> [WHAT THE TASK REQUIRES] Find every line with the word "matplotlib". Copy those lines.

— begin —

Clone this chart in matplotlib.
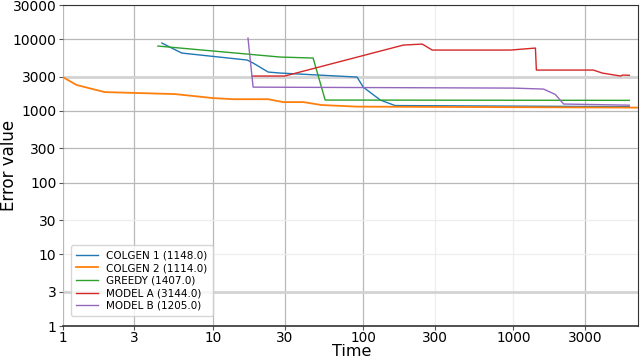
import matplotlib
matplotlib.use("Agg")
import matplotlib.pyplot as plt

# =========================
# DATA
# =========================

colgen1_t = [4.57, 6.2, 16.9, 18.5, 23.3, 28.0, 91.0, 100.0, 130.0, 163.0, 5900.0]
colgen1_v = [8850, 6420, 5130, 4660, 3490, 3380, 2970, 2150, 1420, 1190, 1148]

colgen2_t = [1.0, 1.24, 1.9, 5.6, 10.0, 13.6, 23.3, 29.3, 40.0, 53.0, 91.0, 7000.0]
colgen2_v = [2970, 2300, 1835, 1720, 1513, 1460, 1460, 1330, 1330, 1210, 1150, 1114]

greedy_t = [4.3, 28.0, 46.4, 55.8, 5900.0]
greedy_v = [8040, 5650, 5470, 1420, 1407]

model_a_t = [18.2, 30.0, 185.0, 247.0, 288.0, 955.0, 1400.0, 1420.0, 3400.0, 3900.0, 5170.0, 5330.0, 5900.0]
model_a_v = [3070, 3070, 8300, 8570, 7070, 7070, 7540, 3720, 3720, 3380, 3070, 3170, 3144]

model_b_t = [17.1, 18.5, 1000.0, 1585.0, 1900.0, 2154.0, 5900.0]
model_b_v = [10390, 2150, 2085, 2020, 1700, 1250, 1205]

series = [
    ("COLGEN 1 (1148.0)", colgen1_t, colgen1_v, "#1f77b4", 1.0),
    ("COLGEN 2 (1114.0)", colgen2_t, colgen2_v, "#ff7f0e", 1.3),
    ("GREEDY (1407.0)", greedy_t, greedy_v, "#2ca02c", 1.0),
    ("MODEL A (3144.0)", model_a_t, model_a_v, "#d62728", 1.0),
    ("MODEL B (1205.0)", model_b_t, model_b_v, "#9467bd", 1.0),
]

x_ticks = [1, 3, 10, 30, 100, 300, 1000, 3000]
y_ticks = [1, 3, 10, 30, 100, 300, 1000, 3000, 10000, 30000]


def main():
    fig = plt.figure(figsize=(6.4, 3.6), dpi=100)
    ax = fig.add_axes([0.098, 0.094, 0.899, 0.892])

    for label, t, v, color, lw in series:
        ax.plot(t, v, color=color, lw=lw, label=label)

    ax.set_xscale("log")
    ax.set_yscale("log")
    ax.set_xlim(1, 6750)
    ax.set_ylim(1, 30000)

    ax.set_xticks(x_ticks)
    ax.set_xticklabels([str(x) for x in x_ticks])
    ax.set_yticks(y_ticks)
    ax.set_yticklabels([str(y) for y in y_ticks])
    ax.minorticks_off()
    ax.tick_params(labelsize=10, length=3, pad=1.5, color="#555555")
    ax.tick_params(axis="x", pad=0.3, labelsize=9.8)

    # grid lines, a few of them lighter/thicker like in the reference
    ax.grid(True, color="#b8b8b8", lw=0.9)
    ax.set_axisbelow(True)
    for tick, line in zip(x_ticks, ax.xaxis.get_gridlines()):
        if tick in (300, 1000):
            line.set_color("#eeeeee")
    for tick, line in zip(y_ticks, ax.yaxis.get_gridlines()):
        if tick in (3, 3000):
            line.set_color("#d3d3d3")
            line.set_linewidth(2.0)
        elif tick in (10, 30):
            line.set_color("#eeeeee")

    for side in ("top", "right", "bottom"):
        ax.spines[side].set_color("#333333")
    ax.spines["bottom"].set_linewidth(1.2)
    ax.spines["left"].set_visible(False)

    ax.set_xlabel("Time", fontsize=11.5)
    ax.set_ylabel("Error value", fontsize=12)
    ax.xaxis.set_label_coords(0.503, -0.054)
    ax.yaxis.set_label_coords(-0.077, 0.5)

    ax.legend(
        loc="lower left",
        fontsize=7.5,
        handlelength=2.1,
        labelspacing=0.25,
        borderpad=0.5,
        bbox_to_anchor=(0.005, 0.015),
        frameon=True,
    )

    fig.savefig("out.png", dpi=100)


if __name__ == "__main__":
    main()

— end —

> [TASK OUTPUT]
Clone this chart in matplotlib.
import matplotlib
matplotlib.use("Agg")
import matplotlib.pyplot as plt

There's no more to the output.